Thursday, December 19, 2013

Culture Shock

Culture Shock

So, on my last day in Africa I got a nice reality check. Here I had been staying in a 4 star hotel in Morocco and had private buses with my tour group. I had forgotten that my world was very different than that of the people who actually live there. I decided (even though they told us "don't go out at night, and women don't go out alone ever.") to venture out on my own to get a picture of the McDonald's sign in Arabic. I was walking down the road when I see a car pull over. An angry man gets out of the car and forcefully opens the passenger door. He rips his wife out of the car and throws her to the ground.
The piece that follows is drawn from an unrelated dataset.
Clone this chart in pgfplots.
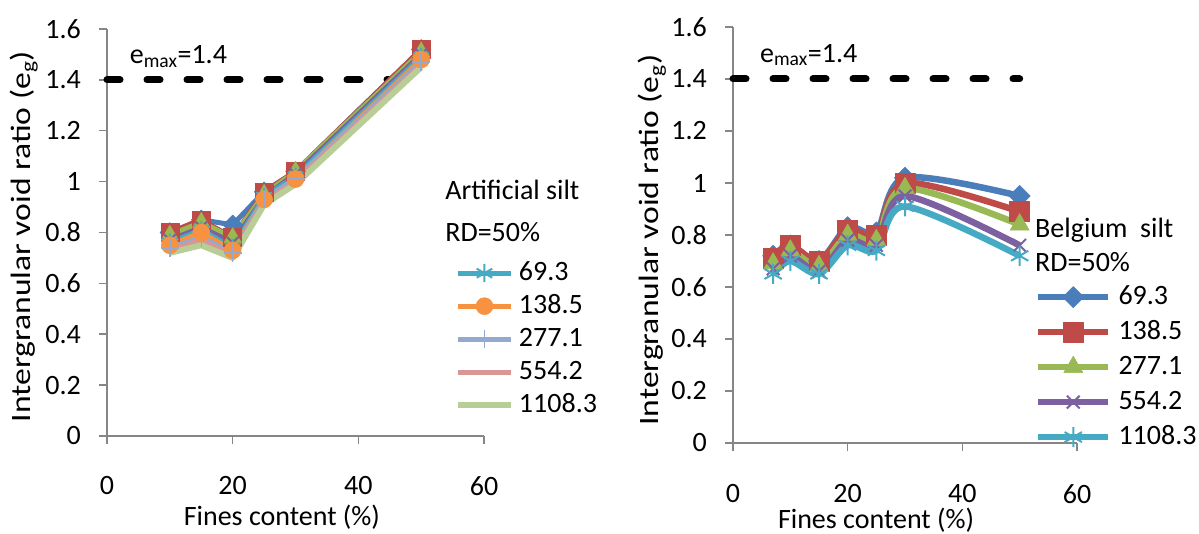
\documentclass[border=0pt]{standalone}
\usepackage{fontspec}
\setmainfont{Carlito}
\usepackage{graphicx}
\usepackage{pgfplots}
\pgfplotsset{compat=1.18}

\definecolor{cBlue}{HTML}{4A7EBB}
\definecolor{cRed}{HTML}{BE4B48}
\definecolor{cGreen}{HTML}{98B954}
\definecolor{cPurple}{HTML}{7D60A0}
\definecolor{cTeal}{HTML}{46AAC5}
\definecolor{cOrange}{HTML}{F69240}
\definecolor{cLBlue}{HTML}{93A9CF}
\definecolor{cPink}{HTML}{D99694}
\definecolor{cLGreen}{HTML}{B9CD96}
\definecolor{axgray}{HTML}{868686}

\newcommand{\bigfont}{\fontsize{28}{33}\selectfont}

\pgfplotsset{
  excelaxis/.style={
    scale only axis, clip=false,
    xmin=0, xmax=60, ymin=0, ymax=1.6,
    xtick={0,20,40,60}, ytick={0,0.2,0.4,0.6,0.8,1,1.2,1.4,1.6},
    axis x line*=bottom, axis y line*=left,
    axis line style={axgray, line width=1.5pt, -},
    tick style={axgray, line width=1.5pt},
    tick align=outside, major tick length=8pt,
    font=\bigfont, tick label style={font=\bigfont},
    /pgf/number format/assume math mode=true,
    yticklabel style={inner sep=0pt, xshift=-18pt},
    xlabel={Fines content (\%)},
    ylabel={\scalebox{1.2}[1]{Intergranular void ratio (e\textsubscript{g})}},
    legend cell align=left,
    line join=round,
  },
}

\begin{document}
\begin{tikzpicture}
\path (0,0) rectangle (1199pt,533pt);

% ---------------- Left: Artificial silt ----------------
\begin{axis}[excelaxis,
  at={(107pt,97pt)}, anchor=south west,
  width=377pt, height=407pt,
  xticklabel style={inner sep=0pt, yshift=-32pt},
  xlabel style={at={(axis description cs:0.464,-0.199)}, anchor=center},
  ylabel style={at={(axis description cs:-0.22,0.49)}, anchor=center},
  legend style={at={(axis description cs:0.923,0.432)}, anchor=north west,
    draw=none, fill=none, inner sep=0pt, outer sep=0pt,
    row sep=7pt, column sep=5pt, font=\bigfont,
    nodes={inner sep=0pt, text height=20pt, text depth=6pt}},
  legend image code/.code={\draw[mark repeat=2,mark phase=2] plot coordinates {(0pt,0pt)(26.5pt,0pt)(53pt,0pt)};},
]
\addplot[black, line width=7pt, dash pattern=on 13pt off 27pt, line cap=round, forget plot]
  coordinates {(0,1.4) (47.7,1.4)};

\addplot[cBlue, line width=5pt, mark=square*, mark size=7pt, mark options={rotate=45, fill=cBlue, line width=0.5pt}, forget plot]
  coordinates {(10,0.80) (15,0.85) (20,0.83) (25,0.96) (30,1.04) (50,1.52)};
\addplot[cRed, line width=5pt, mark=square*, mark size=9pt, mark options={fill=cRed, line width=0.5pt}, forget plot]
  coordinates {(10,0.80) (15,0.85) (20,0.78) (25,0.96) (30,1.04) (50,1.52)};
\addplot[cGreen, line width=5pt, mark=triangle*, mark size=10pt, mark options={fill=cGreen, line width=0.5pt}, forget plot]
  coordinates {(10,0.79) (15,0.84) (20,0.78) (25,0.95) (30,1.04) (50,1.51)};
\addplot[cPurple, line width=5pt, mark=x, mark size=8pt, mark options={line width=2pt}, forget plot]
  coordinates {(10,0.77) (15,0.82) (20,0.76) (25,0.94) (30,1.03) (50,1.50)};

\addplot[cTeal, line width=5pt, mark=asterisk, mark size=9pt, mark options={line width=2pt}]
  coordinates {(10,0.76) (15,0.81) (20,0.74) (25,0.94) (30,1.02) (50,1.49)};
\addlegendentry{69.3}
\addplot[cOrange, line width=5pt, mark=*, mark size=8.5pt, mark options={fill=cOrange, line width=0.5pt}]
  coordinates {(10,0.75) (15,0.80) (20,0.73) (25,0.93) (30,1.01) (50,1.48)};
\addlegendentry{138.5}
\addplot[cLBlue, line width=5pt, mark=+, mark size=9pt, mark options={line width=1.5pt}]
  coordinates {(10,0.74) (15,0.78) (20,0.72) (25,0.93) (30,1.01) (50,1.47)};
\addlegendentry{277.1}
\addplot[cPink, line width=5pt, no markers]
  coordinates {(10,0.73) (15,0.77) (20,0.71) (25,0.92) (30,1.00) (50,1.46)};
\addlegendentry{554.2}
\addplot[cLGreen, line width=6pt, no markers]
  coordinates {(10,0.72) (15,0.75) (20,0.70) (25,0.91) (30,0.99) (50,1.45)};
\addlegendentry{1108.3}

\node[anchor=base west, inner sep=0pt] at (axis cs:3.6,1.465) {e\textsubscript{max}=1.4};
\node[anchor=west, inner sep=0pt] at (axis description cs:0.897,0.604) {Artificial silt};
\node[anchor=west, inner sep=0pt] at (axis description cs:0.897,0.501) {RD=50\%};
\end{axis}

% ---------------- Right: Belgium silt ----------------
\begin{axis}[excelaxis,
  at={(733pt,90pt)}, anchor=south west,
  width=344pt, height=416pt,
  xticklabel style={inner sep=0pt, yshift=-33pt},
  xlabel style={at={(axis description cs:0.416,-0.185)}, anchor=center},
  ylabel style={at={(axis description cs:-0.235,0.488)}, anchor=center},
  legend style={at={(axis description cs:0.878,0.382)}, anchor=north west,
    draw=none, fill=none, inner sep=0pt, outer sep=0pt,
    row sep=9pt, column sep=7pt, font=\bigfont,
    nodes={inner sep=0pt, text height=20pt, text depth=6pt}},
  legend image code/.code={\draw[mark repeat=2,mark phase=2] plot coordinates {(0pt,0pt)(35pt,0pt)(70pt,0pt)};},
]
\addplot[black, line width=7pt, dash pattern=on 13pt off 27pt, line cap=round, forget plot]
  coordinates {(0,1.4) (50,1.4)};

\node[anchor=west, inner sep=0pt] at (axis description cs:0.878,0.512) {Belgium~~silt};
\node[anchor=west, inner sep=0pt] at (axis description cs:0.878,0.435) {RD=50\%};

\addplot[cBlue, line width=6.5pt, smooth, tension=0.5, mark=square*, mark size=7.5pt, mark options={rotate=45, fill=cBlue, line width=0.5pt}]
  coordinates {(7,0.72) (10,0.76) (15,0.70) (20,0.83) (25,0.81) (30,1.02) (50,0.95)};
\addlegendentry{69.3}
\addplot[cRed, line width=6.5pt, smooth, tension=0.5, mark=square*, mark size=10pt, mark options={fill=cRed, line width=0.5pt}]
  coordinates {(7,0.71) (10,0.76) (15,0.70) (20,0.82) (25,0.80) (30,1.00) (50,0.89)};
\addlegendentry{138.5}
\addplot[cGreen, line width=6.5pt, smooth, tension=0.5, mark=triangle*, mark size=11pt, mark options={fill=cGreen, line width=0.5pt}]
  coordinates {(7,0.69) (10,0.74) (15,0.68) (20,0.80) (25,0.78) (30,0.98) (50,0.84)};
\addlegendentry{277.1}
\addplot[cPurple, line width=6.5pt, smooth, tension=0.5, mark=x, mark size=9pt, mark options={line width=2pt}]
  coordinates {(7,0.67) (10,0.72) (15,0.66) (20,0.78) (25,0.76) (30,0.95) (50,0.76)};
\addlegendentry{554.2}
\addplot[cTeal, line width=6.5pt, smooth, tension=0.5, mark=asterisk, mark size=10pt, mark options={line width=2pt}]
  coordinates {(7,0.65) (10,0.70) (15,0.65) (20,0.76) (25,0.74) (30,0.91) (50,0.72)};
\addlegendentry{1108.3}

\node[anchor=base west, inner sep=0pt] at (axis cs:4.7,1.465) {e\textsubscript{max}=1.4};
\end{axis}

\pgfresetboundingbox
\path (0,0) rectangle (1199pt,533pt);
\end{tikzpicture}
\end{document}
I looked around to see that the people working in the restaurant right next to where they were ignored it as if it was a couple just walking down the street holding hands and laughing. He yells at her to get up (I am only assuming this since he yells at her in a language I can't understand). Once she gets off the ground he hits her in the face and once again she hits the sidewalk hard. This is when the man turns to me (I have frozen in place. I am just staring unable to move) and yells something that again I can not understand. He then gets in his car and drives away. The woman pulls herself up off the ground, crying, and walks the way that the car went speeding off. I am still frozen as I watch her walk passed me. This is when I decided to take my camera and go back to the comfort of the illusion of equality in the hotel. As I sat in the hotel lobby waiting for the rest of the tour group to come to the lobby I thought about what would happen to me in this country if he had escalated to more than just yelling at me. I have no rights here: I am young, foreign, and a woman. Then I thought about the young wife. She has no rights here and she is a citizen. She is a prisoner in her own home. In that moment I was so happy to be an American. And in that moment I was never so ready to go home back across the small strip of ocean that separates 2 countries, 2 continents, and 2 worlds. But, my time in Africa was not over. My tour and I were headed to Assilah. A little town on the ocean that was known for bartering. 











Their jetties were made out of huge cement jacks.